### TASK STATEMENT
Reproduce, character for character, the lines below from the first through the one with "79.3, 78.3, 77.5];". Leave pictures out.
____________
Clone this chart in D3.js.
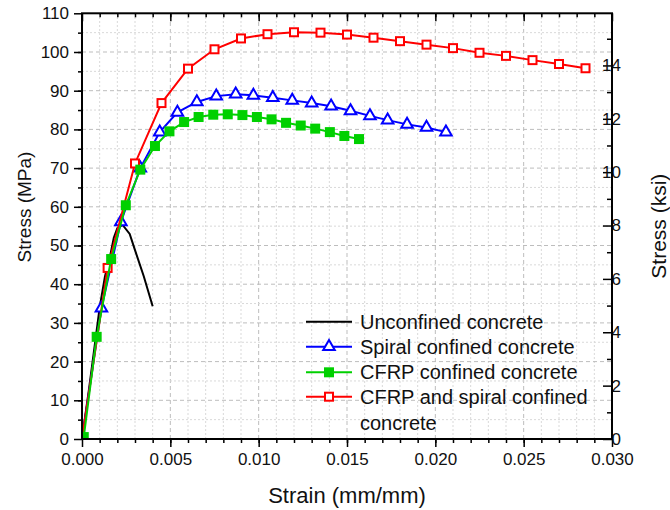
<!DOCTYPE html>
<html>
<head>
<meta charset="utf-8">
<script src="https://cdn.jsdelivr.net/npm/d3@7"></script>
<style>
  body { margin: 0; background: #fff; }
  svg { font-family: "Liberation Sans", Arial, sans-serif; }
</style>
</head>
<body>
<script>
// strain (mm/mm) and stress (MPa)
const unconfinedStrain = [0, 0.0004, 0.0008, 0.0010, 0.0013, 0.0016, 0.0018, 0.0020, 0.0023, 0.0027, 0.0030, 0.0035, 0.0040];
const unconfinedStress = [0, 13, 27, 34, 42, 47.5, 52, 54.5, 55.3, 53, 48.8, 42, 34.3];

const spiralStrain = [0, 0.0011, 0.0022, 0.0033, 0.0044, 0.0054, 0.0065, 0.0076, 0.0087, 0.0097, 0.0108, 0.0119, 0.0130, 0.0141, 0.0152, 0.0163, 0.0173, 0.0184, 0.0195, 0.0206];
const spiralStress = [0, 33.8, 56.1, 70, 79.3, 84.4, 87.1, 88.6, 89.1, 88.8, 88.2, 87.5, 86.8, 86.0, 84.8, 83.5, 82.4, 81.3, 80.5, 79.3];

const cfrpStrain = [0.0001, 0.00083, 0.00165, 0.00248, 0.0033, 0.00413, 0.00495, 0.00578, 0.0066, 0.00743, 0.00825, 0.00908, 0.0099, 0.01073, 0.01155, 0.01238, 0.0132, 0.01403, 0.01485, 0.01568];
const cfrpStress = [0.5, 26.4, 46.5, 60.4, 69.6, 75.7, 79.5, 81.9, 83.2, 83.8, 83.9, 83.7, 83.2, 82.6, 81.7, 81.0, 80.2, 79.3, 78.3, 77.5];

const bothStrain = [0, 0.00145, 0.003, 0.0045, 0.006, 0.0075, 0.009, 0.0105, 0.012, 0.0135, 0.015, 0.0165, 0.018, 0.0195, 0.021, 0.0225, 0.024, 0.0255, 0.027, 0.0285];
const bothStress = [0, 44.2, 71.2, 86.8, 95.7, 100.7, 103.5, 104.6, 105.1, 105.0, 104.5, 103.7, 102.8, 101.9, 101.0, 99.8, 99.0, 97.9, 96.9, 95.8];

const legendNames = ['Unconfined concrete', 'Spiral confined concrete', 'CFRP confined concrete', 'CFRP and spiral confined concrete'];

const xTicks = [0, 0.005, 0.010, 0.015, 0.020, 0.025, 0.030];
const yTicks = [0, 10, 20, 30, 40, 50, 60, 70, 80, 90, 100, 110];
const ksiTicks = [0, 2, 4, 6, 8, 10, 12, 14];
const MPA_PER_KSI = 6.895;

const W = 670, H = 510;
const pLeft = 82, pRight = 612, pTop = 13.3, pBottom = 439;

const svg = d3.select('body').append('svg')
    .attr('width', W)
    .attr('height', H);

const x = d3.scaleLinear().domain([0, 0.030]).range([pLeft, pRight]);
const y = d3.scaleLinear().domain([0, 110]).range([pBottom, pTop]);
const yk = d3.scaleLinear().domain([0, 110 / MPA_PER_KSI]).range([pBottom, pTop]);

// grille (mineure plus claire)
const xMinor = d3.range(1, 30).map(d => d / 1000);
const yMinor = d3.range(5, 110, 5);
const grid = svg.append('g');
grid.selectAll('.vx').data(xMinor).join('line')
    .attr('x1', d => x(d)).attr('x2', d => x(d))
    .attr('y1', pBottom).attr('y2', pTop)
    .attr('stroke', d => Math.round(d * 1000) % 5 === 0 ? '#bdbdbd' : '#d9d9d9')
    .attr('stroke-width', 1)
    .attr('stroke-dasharray', d => Math.round(d * 1000) % 5 === 0 ? '4,3' : '2,2');
grid.selectAll('.hy').data(yMinor).join('line')
    .attr('x1', pLeft).attr('x2', pRight)
    .attr('y1', d => y(d)).attr('y2', d => y(d))
    .attr('stroke', d => d % 10 === 0 ? '#bdbdbd' : '#d9d9d9')
    .attr('stroke-width', 1)
    .attr('stroke-dasharray', d => d % 10 === 0 ? '4,3' : '2,2');

svg.append('clipPath').attr('id', 'plot')
    .append('rect')
    .attr('x', pLeft).attr('y', pTop)
    .attr('width', pRight - pLeft).attr('height', pBottom - pTop);

const series = [
    { name: legendNames[0], xs: unconfinedStrain, ys: unconfinedStress, color: '#000000', marker: null },
    { name: legendNames[1], xs: spiralStrain, ys: spiralStress, color: '#0000ff', marker: 'triangle' },
    { name: legendNames[3], xs: bothStrain, ys: bothStress, color: '#ff0000', marker: 'open' },
    { name: legendNames[2], xs: cfrpStrain, ys: cfrpStress, color: '#00d000', marker: 'filled' }
];

const line = d3.line().x(d => x(d[0])).y(d => y(d[1]));
const tri = d3.symbol().type(d3.symbolTriangle).size(58);

function drawMarker(g, kind, color) {
    if (kind === 'triangle') {
        g.append('path').attr('d', tri())
            .attr('fill', '#fff').attr('stroke', color).attr('stroke-width', 2);
    } else if (kind === 'open') {
        g.append('rect').attr('x', -4).attr('y', -4).attr('width', 8).attr('height', 8)
            .attr('fill', '#fff').attr('stroke', color).attr('stroke-width', 2);
    } else if (kind === 'filled') {
        g.append('rect').attr('x', -5).attr('y', -5).attr('width', 10).attr('height', 10)
            .attr('fill', color);
    }
}

const plot = svg.append('g').attr('clip-path', 'url(#plot)');
series.forEach(s => {
    const pts = s.xs.map((v, i) => [v, s.ys[i]]);
    plot.append('path')
        .datum(pts)
        .attr('d', line)
        .attr('fill', 'none')
        .attr('stroke', s.color)
        .attr('stroke-width', 2);
    if (s.marker) {
        pts.forEach(p => {
            const g = plot.append('g').attr('transform', `translate(${x(p[0])},${y(p[1])})`);
            drawMarker(g, s.marker, s.color);
        });
    }
});

// axes
const axisStyle = g => {
    g.select('.domain').remove();
    g.selectAll('.tick line').attr('stroke', '#000').attr('stroke-width', 1.5);
    g.selectAll('.tick text').attr('fill', '#111').style('font-size', '17px').style('font-family', '"Liberation Sans", Arial, sans-serif');
};

// bas
svg.append('g').attr('transform', `translate(0,${pBottom})`)
    .call(d3.axisBottom(x).tickValues(xMinor).tickSize(4).tickFormat(''))
    .call(axisStyle);
svg.append('g').attr('transform', `translate(0,${pBottom})`)
    .call(d3.axisBottom(x).tickValues(xTicks).tickSize(8).tickPadding(6).tickFormat(d3.format('.3f')))
    .call(axisStyle);
// haut (vers l'intérieur, sans texte)
svg.append('g').attr('transform', `translate(0,${pTop})`)
    .call(d3.axisBottom(x).tickValues(xMinor).tickSize(4).tickFormat(''))
    .call(axisStyle);
svg.append('g').attr('transform', `translate(0,${pTop})`)
    .call(d3.axisBottom(x).tickValues(xTicks).tickSize(8).tickFormat(''))
    .call(axisStyle);
// gauche
svg.append('g').attr('transform', `translate(${pLeft},0)`)
    .call(d3.axisLeft(y).tickValues(yMinor).tickSize(4).tickFormat(''))
    .call(axisStyle);
svg.append('g').attr('transform', `translate(${pLeft},0)`)
    .call(d3.axisLeft(y).tickValues(yTicks).tickSize(8).tickPadding(5))
    .call(axisStyle);
// droite (ksi)
svg.append('g').attr('transform', `translate(${pRight},0)`)
    .call(d3.axisLeft(yk).tickValues(d3.range(1, 16, 2)).tickSize(5).tickFormat(''))
    .call(axisStyle);
const rAxis = svg.append('g').attr('transform', `translate(${pRight},0)`)
    .call(d3.axisLeft(yk).tickValues(ksiTicks).tickSize(9).tickFormat(''))
    .call(axisStyle);
rAxis.selectAll('.tick').append('text')
    .attr('x', 9).attr('dy', '0.32em')
    .attr('fill', '#111')
    .style('font-size', '17px')
    .text(d => d);

// cadre
svg.append('rect')
    .attr('x', pLeft).attr('y', pTop)
    .attr('width', pRight - pLeft).attr('height', pBottom - pTop)
    .attr('fill', 'none')
    .attr('stroke', '#000')
    .attr('stroke-width', 2);

// titres
svg.append('text')
    .attr('x', (pLeft + pRight) / 2).attr('y', 503)
    .attr('text-anchor', 'middle')
    .style('font-size', '22px')
    .attr('fill', '#111')
    .text('Strain (mm/mm)');

svg.append('text')
    .attr('transform', 'translate(31,207) rotate(-90)')
    .attr('text-anchor', 'middle')
    .style('font-size', '19px')
    .attr('fill', '#111')
    .text('Stress (MPa)');

svg.append('text')
    .attr('transform', `translate(666,${(pTop + pBottom) / 2}) rotate(-90)`)
    .attr('text-anchor', 'middle')
    .style('font-size', '21px')
    .attr('fill', '#111')
    .text('Stress (ksi)');

// légende
const legendOrder = [series[0], series[1], series[3], series[2]];
const legendRows = [321.7, 346.7, 372.3, 396.7];
const legend = svg.append('g');
legendOrder.forEach((s, i) => {
    const ly = legendRows[i];
    legend.append('line')
        .attr('x1', 306).attr('x2', 352)
        .attr('y1', ly).attr('y2', ly)
        .attr('stroke', s.color).attr('stroke-width', 2);
    if (s.marker) {
        const g = legend.append('g').attr('transform', `translate(329,${ly})`);
        drawMarker(g, s.marker, s.color);
    }
    const t = legend.append('text')
        .attr('x', 360).attr('y', ly)
        .attr('dy', '0.35em')
        .style('font-size', '20px')
        .attr('fill', '#111');
    if (s.name === legendNames[3]) {
        t.append('tspan').text('CFRP and spiral confined');
        t.append('tspan').attr('x', 360).attr('dy', '1.3em').text('concrete');
    } else {
        t.text(s.name);
    }
});
</script>
</body>
</html>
____________
### TASK RESPONSE
Clone this chart in D3.js.
<!DOCTYPE html>
<html>
<head>
<meta charset="utf-8">
<script src="https://cdn.jsdelivr.net/npm/d3@7"></script>
<style>
  body { margin: 0; background: #fff; }
  svg { font-family: "Liberation Sans", Arial, sans-serif; }
</style>
</head>
<body>
<script>
// strain (mm/mm) and stress (MPa)
const unconfinedStrain = [0, 0.0004, 0.0008, 0.0010, 0.0013, 0.0016, 0.0018, 0.0020, 0.0023, 0.0027, 0.0030, 0.0035, 0.0040];
const unconfinedStress = [0, 13, 27, 34, 42, 47.5, 52, 54.5, 55.3, 53, 48.8, 42, 34.3];

const spiralStrain = [0, 0.0011, 0.0022, 0.0033, 0.0044, 0.0054, 0.0065, 0.0076, 0.0087, 0.0097, 0.0108, 0.0119, 0.0130, 0.0141, 0.0152, 0.0163, 0.0173, 0.0184, 0.0195, 0.0206];
const spiralStress = [0, 33.8, 56.1, 70, 79.3, 84.4, 87.1, 88.6, 89.1, 88.8, 88.2, 87.5, 86.8, 86.0, 84.8, 83.5, 82.4, 81.3, 80.5, 79.3];

const cfrpStrain = [0.0001, 0.00083, 0.00165, 0.00248, 0.0033, 0.00413, 0.00495, 0.00578, 0.0066, 0.00743, 0.00825, 0.00908, 0.0099, 0.01073, 0.01155, 0.01238, 0.0132, 0.01403, 0.01485, 0.01568];
const cfrpStress = [0.5, 26.4, 46.5, 60.4, 69.6, 75.7, 79.5, 81.9, 83.2, 83.8, 83.9, 83.7, 83.2, 82.6, 81.7, 81.0, 80.2, 79.3, 78.3, 77.5];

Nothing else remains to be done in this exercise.